Lately, I’ve seen a lot of references belittling fanfic, and that’s what first got me thinking about this topic even before Dr. Krugman reminded me of John Rawls. For instance, a Star Trek: Into Darkness review claimed the movie was fanfic that just rehashed the themes of Gene Roddenberry’s series. (I disagree, though I disliked the movie for other reasons.) And popular-media reactions to Kindle Worlds often said that now you could be published without even being that creative – you just had to copy someone else’s work. But one thing I’ve learned is that fanfic is immensely creative. Some people create whole worlds within the margins of Tolkien’s kingdom. Dwim’s story “The Last Whose Realm Was Fair and Free” is an excellent example of this, though certainly not the only such example. Daw, Elliska, Oshun, Dreamflower, Altariel, entirely too many others to name… I’m looking at you. But equally there are people like me who write fairly short pieces that digs deep into Tolkien’s world without building whole new institutions. I like to imagine my own work as something along the lines of No. 12 Grimmauld Place: so unobtrusive the street would seem complete if you didn’t know it existed, but once you see it, you wonder how you missed these themes and customs and events and characterizations in the book you’ve read so many times.

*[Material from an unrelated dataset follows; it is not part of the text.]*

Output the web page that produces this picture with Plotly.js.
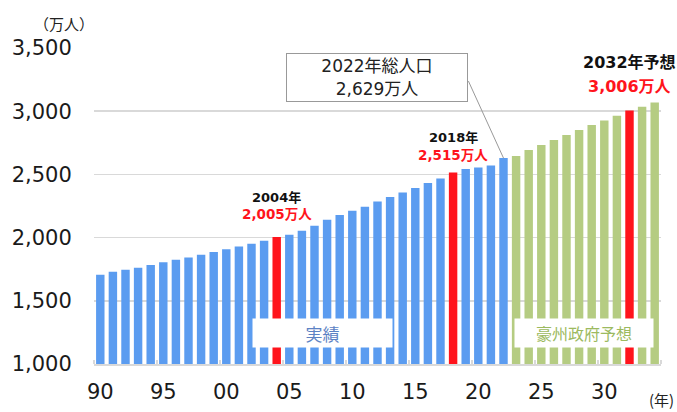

The point is that fanfic just makes more explicit what I think all art ultimately does. Every writing and painting and song is built on archetypes, yet still finds room for creativity. Fanfic similarly builds on Tolkien’s and PJ’s worlds and the fanons we’ve all encountered. But we still find space for originality, a place to put our own story rather than just retelling Tolkien’s.
That’s true with all creation, ultimately, to more or less degree. Art, relationship, politics, accomplishment – none of it comes out of thin air. We all stand on the shoulders of giants, in some way or another.